According to a new study published in the Journal of the American Medical Association Pediatrics sleepwalkers are more likely to give birth to children who will be at their turn somnambulists. The findings of the research suggest that 60% of sleepwalking children have parents who suffer from the same disorder.
The study was conducted on children from Quebec, Canada. The findings show that children who have at least one somnambulist parent or a parent who had suffered from somnambulism in the past have three times the odds of becoming somnambulists themselves compared to children who do not have sleepwalking parents. Moreover children whose parents are both sleepwalkers have seven times the odds of suffering from this sleep disorder.
Sleepwalking is an often met childhood sleep disorder which usually disappears in adolescence.

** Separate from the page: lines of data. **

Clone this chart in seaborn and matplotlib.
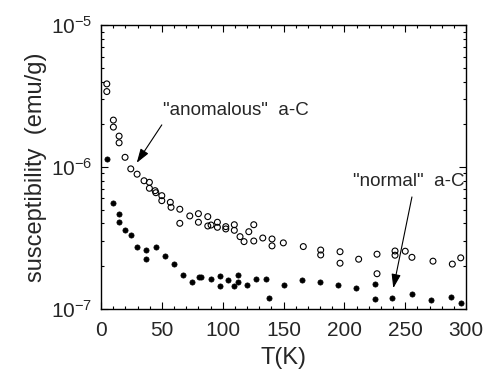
import numpy as np
import pandas as pd
import matplotlib
matplotlib.use("Agg")
import matplotlib.pyplot as plt
import matplotlib.ticker as mticker
import seaborn as sns

# ---- data ----
T_anom = [4.7, 4.7, 10.1, 10.1, 14.8, 14.8, 19.7, 24.4, 29.6, 35.3, 39.7, 39.7, 44.4, 45.0,
          49.9, 49.9, 56.9, 57.5, 64.7, 64.7, 72.9, 80.0, 80.0, 87.7, 87.7, 90.4, 95.6, 95.6,
          102.5, 102.5, 109.5, 109.5, 114.2, 117.5, 121.4, 125.5, 125.5, 132.9, 140.5, 140.5,
          149.8, 166.2, 180.5, 180.5, 196.4, 196.4, 211.7, 226.8, 226.8, 241.6, 241.6, 250.0,
          255.5, 272.8, 288.7, 295.6]
chi_anom = [3.85e-6, 3.40e-6, 2.14e-6, 1.91e-6, 1.65e-6, 1.48e-6, 1.17e-6, 9.7e-7, 8.9e-7,
            8.0e-7, 7.8e-7, 7.08e-7, 6.81e-7, 6.59e-7, 6.28e-7, 5.79e-7, 5.64e-7, 5.20e-7,
            5.04e-7, 4.01e-7, 4.52e-7, 4.69e-7, 4.08e-7, 4.47e-7, 3.84e-7, 3.90e-7, 4.08e-7,
            3.76e-7, 3.80e-7, 3.66e-7, 3.92e-7, 3.58e-7, 3.23e-7, 2.98e-7, 3.50e-7, 3.92e-7,
            3.01e-7, 3.16e-7, 3.11e-7, 2.78e-7, 2.92e-7, 2.75e-7, 2.60e-7, 2.40e-7, 2.53e-7,
            2.10e-7, 2.24e-7, 2.43e-7, 1.77e-7, 2.56e-7, 2.39e-7, 2.55e-7, 2.31e-7, 2.17e-7,
            2.07e-7, 2.29e-7]

T_norm = [5.2, 9.6, 14.8, 14.8, 20.0, 24.7, 29.8, 37.2, 37.2, 44.9, 52.3, 59.7, 67.6, 74.8,
          80.8, 82.2, 90.1, 97.5, 97.5, 104.6, 109.5, 112.3, 112.3, 119.7, 127.6, 135.3, 137.8,
          150.6, 165.2, 180.0, 194.5, 209.8, 224.9, 224.9, 239.4, 255.3, 270.9, 287.8, 295.8]
chi_norm = [1.13e-6, 5.61e-7, 4.64e-7, 4.12e-7, 3.58e-7, 3.30e-7, 2.72e-7, 2.59e-7, 2.24e-7,
            2.72e-7, 2.36e-7, 2.07e-7, 1.73e-7, 1.54e-7, 1.69e-7, 1.69e-7, 1.63e-7, 1.71e-7,
            1.45e-7, 1.60e-7, 1.45e-7, 1.73e-7, 1.56e-7, 1.48e-7, 1.63e-7, 1.63e-7, 1.19e-7,
            1.47e-7, 1.59e-7, 1.55e-7, 1.47e-7, 1.40e-7, 1.50e-7, 1.18e-7, 1.19e-7, 1.28e-7,
            1.15e-7, 1.22e-7, 1.10e-7]

x_ticks = [0, 50, 100, 150, 200, 250, 300]
y_ticks = [1e-7, 1e-6, 1e-5]
y_tick_labels = [r"$\mathregular{10^{-7}}$", r"$\mathregular{10^{-6}}$", r"$\mathregular{10^{-5}}$"]
x_label = "T(K)"
y_label = "susceptibility  (emu/g)"
anom_text = '"anomalous"  a-C'
norm_text = '"normal"  a-C'

df_a = pd.DataFrame({"T": T_anom, "chi": chi_anom})
df_n = pd.DataFrame({"T": T_norm, "chi": chi_norm})

sns.set_style("ticks")
plt.rcParams["font.family"] = ["Liberation Sans", "DejaVu Sans"]
plt.rcParams["mathtext.fontset"] = "custom"
plt.rcParams["mathtext.rm"] = "Liberation Sans"
plt.rcParams["mathtext.it"] = "Liberation Sans"

fig = plt.figure(figsize=(4.86, 3.74), dpi=100)
ax = fig.add_axes([0.208, 0.174, 0.751, 0.759])

sns.scatterplot(data=df_a, x="T", y="chi", ax=ax, marker="o", s=18,
                facecolor="none", edgecolor="black", linewidth=0.8)
sns.scatterplot(data=df_n, x="T", y="chi", ax=ax, marker="o", s=14,
                color="black", edgecolor="black", linewidth=0.5)

ax.set_yscale("log")
ax.set_xlim(0, 300)
ax.set_ylim(1e-7, 1e-5)
ax.set_xticks(x_ticks)
ax.set_xticklabels([str(v) for v in x_ticks])
ax.xaxis.set_minor_locator(mticker.MultipleLocator(10))
ax.set_yticks(y_ticks)
ax.set_yticklabels(y_tick_labels)
ax.yaxis.set_minor_locator(mticker.LogLocator(base=10, subs=np.arange(2, 10)))
ax.yaxis.set_minor_formatter(mticker.NullFormatter())

ax.tick_params(which="both", direction="in", top=True, right=True, width=0.8, color="black")
ax.tick_params(which="major", length=5, labelsize=15)
ax.tick_params(axis="x", which="major", pad=9)
ax.tick_params(axis="y", which="major", pad=6)
ax.tick_params(which="minor", length=2.5)
for sp in ax.spines.values():
    sp.set_linewidth(1.0)
    sp.set_color("black")

ax.set_xlabel(x_label, fontsize=17, labelpad=5)
ax.set_ylabel(y_label, fontsize=17, labelpad=3)

arrow = dict(arrowstyle="-|>,head_length=0.85,head_width=0.28", color="black", lw=0.8,
             shrinkA=0, shrinkB=0)
ax.annotate("", xy=(29.3, 1.07e-6), xytext=(49.9, 1.98e-6), arrowprops=arrow)
ax.text(50.7, 2.52e-6, anom_text, fontsize=13.5, ha="left", va="center")
ax.annotate("", xy=(240.2, 1.40e-7), xytext=(255.5, 6.15e-7), arrowprops=arrow)
ax.text(299, 7.84e-7, norm_text, fontsize=13.5, ha="right", va="center")

fig.savefig("out.png", dpi=100)
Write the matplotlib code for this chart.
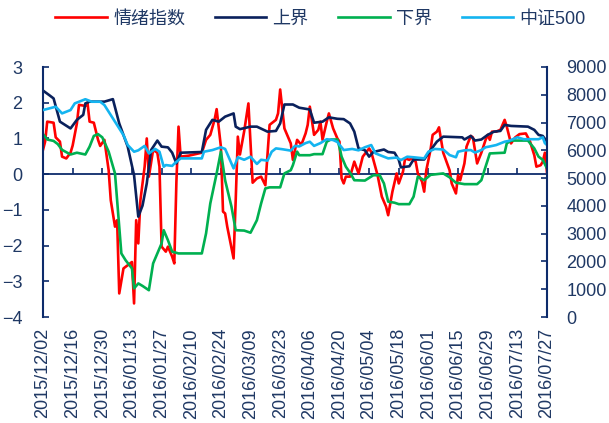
import pandas as pd
import matplotlib.pyplot as plt
import matplotlib.dates as mdates
import matplotlib.ticker as mticker

plt.rcParams['font.family'] = ['Liberation Sans', 'Noto Sans CJK SC']

# 情绪指数 (left axis)
mood_dates = [
    '2015-12-02', '2015-12-03', '2015-12-04', '2015-12-07', '2015-12-08', '2015-12-10',
    '2015-12-11', '2015-12-13', '2015-12-15', '2015-12-16', '2015-12-18', '2015-12-19',
    '2015-12-22', '2015-12-23', '2015-12-24', '2015-12-26', '2015-12-28', '2015-12-29',
    '2015-12-31', '2016-01-02', '2016-01-03', '2016-01-05', '2016-01-06', '2016-01-07',
    '2016-01-09', '2016-01-11', '2016-01-13', '2016-01-14', '2016-01-15', '2016-01-16',
    '2016-01-17', '2016-01-19', '2016-01-20', '2016-01-21', '2016-01-23', '2016-01-25',
    '2016-01-26', '2016-01-27', '2016-01-29', '2016-01-30', '2016-02-01', '2016-02-02',
    '2016-02-03', '2016-02-04', '2016-02-05', '2016-02-09', '2016-02-15', '2016-02-17',
    '2016-02-19', '2016-02-21', '2016-02-22', '2016-02-24', '2016-02-25', '2016-02-26',
    '2016-02-27', '2016-03-01', '2016-03-02', '2016-03-03', '2016-03-04', '2016-03-06',
    '2016-03-08', '2016-03-10', '2016-03-12', '2016-03-14', '2016-03-16', '2016-03-18',
    '2016-03-21', '2016-03-22', '2016-03-23', '2016-03-25', '2016-03-28', '2016-03-29',
    '2016-03-31', '2016-04-02', '2016-04-04', '2016-04-05', '2016-04-06', '2016-04-08',
    '2016-04-10', '2016-04-11', '2016-04-12', '2016-04-14', '2016-04-15', '2016-04-17',
    '2016-04-19', '2016-04-20', '2016-04-21', '2016-04-22', '2016-04-23', '2016-04-25',
    '2016-04-27', '2016-04-29', '2016-05-01', '2016-05-04', '2016-05-05', '2016-05-06',
    '2016-05-08', '2016-05-10', '2016-05-12', '2016-05-13', '2016-05-15', '2016-05-17',
    '2016-05-18', '2016-05-20', '2016-05-21', '2016-05-23', '2016-05-24', '2016-05-26',
    '2016-05-27', '2016-05-29', '2016-05-30', '2016-05-31', '2016-06-02', '2016-06-03',
    '2016-06-05', '2016-06-06', '2016-06-07', '2016-06-08', '2016-06-11', '2016-06-12',
    '2016-06-14', '2016-06-15', '2016-06-16', '2016-06-18', '2016-06-19', '2016-06-21',
    '2016-06-22', '2016-06-24', '2016-06-26', '2016-06-28', '2016-06-29', '2016-06-30',
    '2016-07-01', '2016-07-03', '2016-07-05', '2016-07-07', '2016-07-08', '2016-07-10',
    '2016-07-12', '2016-07-14', '2016-07-17', '2016-07-19', '2016-07-21', '2016-07-22',
    '2016-07-24', '2016-07-25', '2016-07-26', '2016-07-27',
]
mood = [
    0.68, 0.91, 1.47, 1.44, 1.03, 0.91,
    0.49, 0.44, 0.60, 0.80, 1.42, 1.94,
    1.91, 2.00, 1.47, 1.44, 0.96, 0.79,
    0.96, 0.11, -0.73, -1.47, -1.29, -3.34,
    -2.64, -2.55, -2.46, -3.62, -1.29, -1.94,
    -0.73, 0.21, 1.00, -0.07, 0.68, 0.60,
    0.21, -2.03, -2.17, -2.03, -2.31, -2.50,
    -0.20, 1.33, 0.49, 0.52, 0.60, 0.96,
    1.10, 1.52, 1.82, 0.77, -1.05, -1.10,
    -1.47, -2.36, -0.73, 1.05, 0.55, 1.20,
    1.98, -0.24, -0.12, -0.07, -0.31, 1.38,
    1.52, 1.70, 2.37, 1.28, 0.86, 0.40,
    0.96, 0.82, 1.14, 1.38, 1.89, 1.10,
    1.24, 1.47, 0.96, 1.47, 1.70, 1.28,
    1.00, 0.91, -0.12, -0.26, -0.07, -0.07,
    0.35, 0.02, 0.49, 0.72, 0.62, 0.40,
    -0.03, -0.63, -0.91, -1.15, -0.49, 0.02,
    -0.26, 0.07, 0.44, 0.40, 0.44, 0.35,
    0.02, -0.21, -0.49, 0.11, 0.68, 1.10,
    1.19, 1.31, 0.96, 0.60, 0.11, -0.26,
    -0.54, -0.03, -0.17, 0.30, 0.77, 1.07,
    1.03, 0.30, 0.60, 0.96, 1.10, 0.96,
    1.19, 1.19, 1.24, 1.52, 1.33, 0.86,
    1.03, 1.12, 1.14, 0.91, 0.53, 0.21,
    0.25, 0.35, 0.60, 0.05,
]

# 上界 (left axis)
upper_dates = [
    '2015-12-02', '2015-12-05', '2015-12-07', '2015-12-10', '2015-12-15', '2015-12-18',
    '2015-12-21', '2015-12-22', '2015-12-24', '2015-12-31', '2016-01-04', '2016-01-07',
    '2016-01-11', '2016-01-14', '2016-01-16', '2016-01-18', '2016-01-20', '2016-01-22',
    '2016-01-25', '2016-01-27', '2016-01-30', '2016-02-01', '2016-02-03', '2016-02-05',
    '2016-02-15', '2016-02-17', '2016-02-20', '2016-02-23', '2016-02-26', '2016-03-01',
    '2016-03-02', '2016-03-04', '2016-03-09', '2016-03-12', '2016-03-17', '2016-03-21',
    '2016-03-23', '2016-03-25', '2016-03-29', '2016-04-01', '2016-04-06', '2016-04-08',
    '2016-04-12', '2016-04-15', '2016-04-19', '2016-04-22', '2016-04-25', '2016-04-27',
    '2016-04-29', '2016-05-02', '2016-05-04', '2016-05-06', '2016-05-11', '2016-05-13',
    '2016-05-16', '2016-05-18', '2016-05-19', '2016-05-23', '2016-05-25', '2016-05-30',
    '2016-06-02', '2016-06-05', '2016-06-08', '2016-06-17', '2016-06-18', '2016-06-21',
    '2016-06-23', '2016-06-26', '2016-06-29', '2016-07-02', '2016-07-05', '2016-07-07',
    '2016-07-10', '2016-07-18', '2016-07-21', '2016-07-23', '2016-07-25', '2016-07-27',
]
upper = [
    2.34, 2.21, 2.12, 1.47, 1.28, 1.52,
    1.66, 1.98, 2.03, 2.03, 2.10, 1.42,
    0.77, -0.03, -1.19, -0.88, -0.26, 0.67,
    0.94, 0.77, 0.75, 0.60, 0.30, 0.60,
    0.62, 1.24, 1.52, 1.47, 1.61, 1.70,
    1.33, 1.26, 1.33, 1.33, 1.19, 1.21,
    1.42, 1.95, 1.95, 1.86, 1.81, 1.44,
    1.47, 1.59, 1.55, 1.54, 1.42, 1.19,
    0.72, 0.67, 0.49, 0.62, 0.69, 0.62,
    0.60, 0.40, 0.19, 0.22, 0.41, 0.41,
    0.67, 0.91, 1.05, 1.03, 0.97, 1.07,
    0.94, 0.97, 1.10, 1.19, 1.21, 1.38,
    1.35, 1.33, 1.24, 1.10, 1.07, 0.91,
]

# 下界 (left axis)
lower_dates = [
    '2015-12-02', '2015-12-04', '2015-12-07', '2015-12-09', '2015-12-11', '2015-12-15',
    '2015-12-18', '2015-12-22', '2015-12-24', '2015-12-26', '2015-12-28', '2015-12-30',
    '2016-01-02', '2016-01-05', '2016-01-06', '2016-01-08', '2016-01-10', '2016-01-13',
    '2016-01-14', '2016-01-16', '2016-01-18', '2016-01-21', '2016-01-23', '2016-01-25',
    '2016-01-27', '2016-01-28', '2016-01-30', '2016-02-01', '2016-02-04', '2016-02-15',
    '2016-02-17', '2016-02-19', '2016-02-22', '2016-02-24', '2016-02-26', '2016-02-29',
    '2016-03-02', '2016-03-06', '2016-03-09', '2016-03-12', '2016-03-14', '2016-03-16',
    '2016-03-18', '2016-03-23', '2016-03-25', '2016-03-28', '2016-03-29', '2016-03-31',
    '2016-04-01', '2016-04-06', '2016-04-08', '2016-04-12', '2016-04-14', '2016-04-16',
    '2016-04-19', '2016-04-20', '2016-04-21', '2016-04-23', '2016-04-25', '2016-04-27',
    '2016-05-02', '2016-05-06', '2016-05-09', '2016-05-11', '2016-05-13', '2016-05-16',
    '2016-05-18', '2016-05-23', '2016-05-25', '2016-05-27', '2016-05-30', '2016-06-02',
    '2016-06-08', '2016-06-11', '2016-06-14', '2016-06-18', '2016-06-24', '2016-06-26',
    '2016-06-28', '2016-06-30', '2016-07-07', '2016-07-08', '2016-07-10', '2016-07-18',
    '2016-07-21', '2016-07-23', '2016-07-25', '2016-07-27',
]
lower = [
    1.12, 0.97, 0.93, 0.84, 0.68, 0.55,
    0.60, 0.55, 0.77, 1.07, 1.12, 1.03,
    0.63, 0.02, -0.73, -2.22, -2.41, -2.64,
    -3.20, -3.06, -3.13, -3.25, -2.50, -2.22,
    -1.94, -1.57, -1.85, -2.17, -2.22, -2.22,
    -1.66, -0.82, 0.02, 0.63, -0.17, -0.91,
    -1.57, -1.58, -1.64, -1.29, -0.82, -0.40,
    -0.37, -0.37, 0.02, 0.11, 0.25, 0.63,
    0.53, 0.53, 0.56, 0.56, 0.91, 0.97,
    0.97, 0.75, 0.49, 0.21, 0.04, -0.17,
    -0.18, -0.03, -0.03, -0.26, -0.77, -0.80,
    -0.84, -0.84, -0.63, -0.07, -0.17, -0.02,
    0.02, -0.09, -0.24, -0.28, -0.28, -0.17,
    0.21, 0.58, 0.60, 0.86, 0.94, 0.94,
    0.72, 0.49, 0.40, 0.16,
]

# 中证500 (right axis)
csi_dates = [
    '2015-12-02', '2015-12-05', '2015-12-08', '2015-12-11', '2015-12-15', '2015-12-17',
    '2015-12-19', '2015-12-22', '2015-12-25', '2015-12-29', '2015-12-31', '2016-01-02',
    '2016-01-05', '2016-01-06', '2016-01-09', '2016-01-11', '2016-01-14', '2016-01-16',
    '2016-01-19', '2016-01-21', '2016-01-24', '2016-01-26', '2016-01-28', '2016-01-29',
    '2016-02-01', '2016-02-02', '2016-02-05', '2016-02-15', '2016-02-16', '2016-02-20',
    '2016-02-24', '2016-02-26', '2016-03-01', '2016-03-03', '2016-03-06', '2016-03-09',
    '2016-03-12', '2016-03-14', '2016-03-17', '2016-03-19', '2016-03-21', '2016-03-24',
    '2016-03-28', '2016-03-30', '2016-04-01', '2016-04-04', '2016-04-06', '2016-04-08',
    '2016-04-11', '2016-04-14', '2016-04-17', '2016-04-19', '2016-04-22', '2016-04-26',
    '2016-04-29', '2016-05-02', '2016-05-05', '2016-05-07', '2016-05-09', '2016-05-13',
    '2016-05-17', '2016-05-19', '2016-05-22', '2016-05-25', '2016-05-30', '2016-06-01',
    '2016-06-04', '2016-06-08', '2016-06-11', '2016-06-14', '2016-06-15', '2016-06-18',
    '2016-06-21', '2016-06-23', '2016-06-26', '2016-06-28', '2016-06-30', '2016-07-03',
    '2016-07-07', '2016-07-09', '2016-07-13', '2016-07-16', '2016-07-23', '2016-07-25',
    '2016-07-26', '2016-07-27',
]
csi500 = [
    7450, 7510, 7570, 7330, 7450, 7690,
    7750, 7840, 7750, 7750, 7630, 7390,
    7030, 6910, 6550, 6190, 5950, 6000,
    6160, 5890, 6050, 5950, 5410, 5470,
    5440, 5520, 5710, 5710, 5950, 6010,
    6110, 6050, 5350, 5750, 5660, 5770,
    5510, 5660, 5630, 5950, 6070, 6040,
    5990, 6160, 6140, 6260, 6310, 6160,
    6260, 6400, 6370, 6300, 6010, 6050,
    6000, 6110, 6190, 5890, 5830, 5710,
    5740, 5650, 5770, 5750, 5710, 5950,
    6050, 6030, 5830, 5750, 5950, 6000,
    6010, 5920, 6010, 6110, 6140, 6190,
    6310, 6340, 6470, 6400, 6400, 6470,
    6260, 6190,
]

navy = '#0D2B6B'
text_col = '#1F3864'

fig = plt.figure(figsize=(6.09, 4.23), dpi=100)
ax = fig.add_axes([43 / 609, 1 - 317 / 423, 504 / 609, 250 / 423])
ax2 = ax.twinx()

lw = 1.9
l1, = ax.plot(pd.to_datetime(mood_dates), mood, color='#FF0000', lw=lw, label='情绪指数')
l2, = ax.plot(pd.to_datetime(upper_dates), upper, color='#0A215C', lw=lw, label='上界')
l3, = ax.plot(pd.to_datetime(lower_dates), lower, color='#00B050', lw=lw, label='下界')
l4, = ax2.plot(pd.to_datetime(csi_dates), csi500, color='#14B4F0', lw=lw, label='中证500')

start, end = pd.Timestamp('2015-12-02'), pd.Timestamp('2016-07-27')
ticks = pd.date_range(start, end, freq='14D')
ax.set_xlim(start, end)
ax.set_xticks(ticks)
ax.xaxis.set_major_formatter(mdates.DateFormatter('%Y/%m/%d'))
ax.tick_params(axis='x', length=0, pad=8, labelrotation=90, labelsize=13, labelcolor=text_col)

ax.set_ylim(-4, 3)
ax.set_yticks(range(-4, 4))
ax.tick_params(axis='y', direction='in', length=4, width=1.2, color=navy, pad=15,
               labelsize=13, labelcolor=text_col)
ax2.set_ylim(0, 9000)
ax2.set_yticks(range(0, 9001, 1000))
ax2.tick_params(axis='y', direction='in', length=4, width=1.2, color=navy, pad=14,
                labelsize=13, labelcolor=text_col)

for a in (ax, ax2):
    for s in ('top', 'bottom'):
        a.spines[s].set_visible(False)
ax.spines['right'].set_visible(False)
ax2.spines['left'].set_visible(False)
ax.spines['left'].set_color(navy)
ax.spines['left'].set_linewidth(1.5)
ax2.spines['right'].set_color(navy)
ax2.spines['right'].set_linewidth(1.5)

# zero line with its own tick marks
zero = ax.secondary_xaxis(4 / 7)
zero.set_xticks(mdates.date2num(ticks))
zero.xaxis.set_major_formatter(mticker.NullFormatter())
zero.tick_params(direction='out', length=4, width=1.2, color=navy)
for s in ('top', 'bottom'):
    zero.spines[s].set_color(navy)
    zero.spines[s].set_linewidth(1.3)

fig.legend(handles=[l1, l2, l3, l4], loc='center left', bbox_to_anchor=(39 / 609, 1 - 19 / 423),
           ncol=4, frameon=False, fontsize=13, handlelength=2.85, handletextpad=0.35,
           columnspacing=1.65, labelcolor=text_col)

fig.savefig('out.png', dpi=100)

Another early childhood sleep disorder is sleep terrors or night terrors in which children start screaming and they experience an intense fear and a prolonged period in which they cannot be consoled. These two sleep disorders are known as parasomnias and are similar in characteristics. According to the study the cause of these disorders is slow-wave sleep or deep sleep which has the main function of helping the brain to recover from the daily activities. Slow-wave sleep is also considered to play an important role in the consolidation of new memories.
According to the study children who have experienced sleep terrors are more likely to be sleepwalkers. The researchers noted:
“These findings point to a strong genetic influence on sleepwalking and, to a lesser degree, sleep terrors.”
This may be caused by polymorphisms in the genes involved in the generation of slow-wave sleep. According to the researchers parents who have been sleepwalkers should expect their children to experience the same problems and should be adequately prepared for this. The first signs of sleepwalking usually appear in children at the average age of three or four.
Some of the signs which are associated with sleepwalking are the following: the child gets out of bed and walks out and about, shows a dazed expression and blank eyes. Although the child may seem awake he or she won’t show any signs of communication and will return promptly to sleep. In addition after waking up the child won’t be able to remember what happened during the night time.